Clodoveo, M. L. (2012). Malaxation: Influence on virgin olive oil quality. Past, present and future — An overview. Trends in Food Science & Technology, 25(1), 13–23.
European Commission. (2012). Commission Regulation (EU) No 432/2012 of 16 May 2012 establishing a list of permitted health claims made on foods. Official Journal of the European Union, L 136/1, 25.5.2012.
Mechri, B., Tekaya, M., Cheheb, H., Attia, F., & Hammami, M. (2015). Accumulation of flavonoids and phenolic compounds in olive tree roots in response to mycorrhizal colonization: A possible mechanism for regulation of defense molecules. Journal of Plant Physiology, 185, 40–43.

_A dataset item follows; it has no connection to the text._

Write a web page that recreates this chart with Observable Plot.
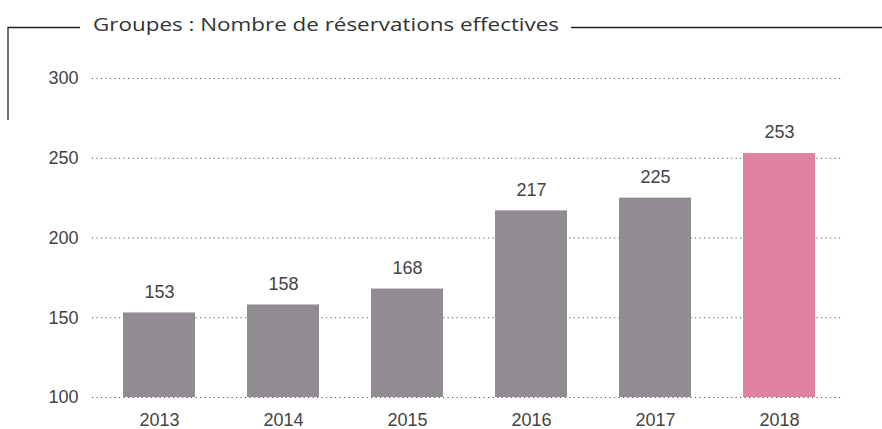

Mechri, B., Tekaya, M., Attia, F., Hammami, M., & Chehab, H. (2020). Drought stress improved the capacity of Rhizophagus irregularis for inducing the accumulation of oleuropein and mannitol in olive (Olea europaea) roots. Plant Physiology and Biochemistry, 156, 178–191.
Motilva, M. J., Tovar, M. J., Romero, M. P., Alegre, S., & Girona, J. (2000). Influence of regulated deficit irrigation strategies applied to olive trees (Arbequina cultivar) on oil yield and oil composition during the fruit ripening period. Journal of the Science of Food and Agriculture, 80(14), 2037–2043.
Petridis, A., Therios, I., Samouris, G., Koundouras, S., & Giannakoula, A. (2012). Effect of water deficit on leaf phenolic composition, gas exchange, oxidative damage and antioxidant activity of four Greek olive (Olea europaea L.) cultivars. Plant Physiology and Biochemistry, 60, 1–11.
Zhao, Y., Cartabia, A., Lalaymia, I., & Declerck, S. (2022). Arbuscular mycorrhizal fungi and production of secondary metabolites in medicinal plants. Mycorrhiza, 32(3–4), 221–256.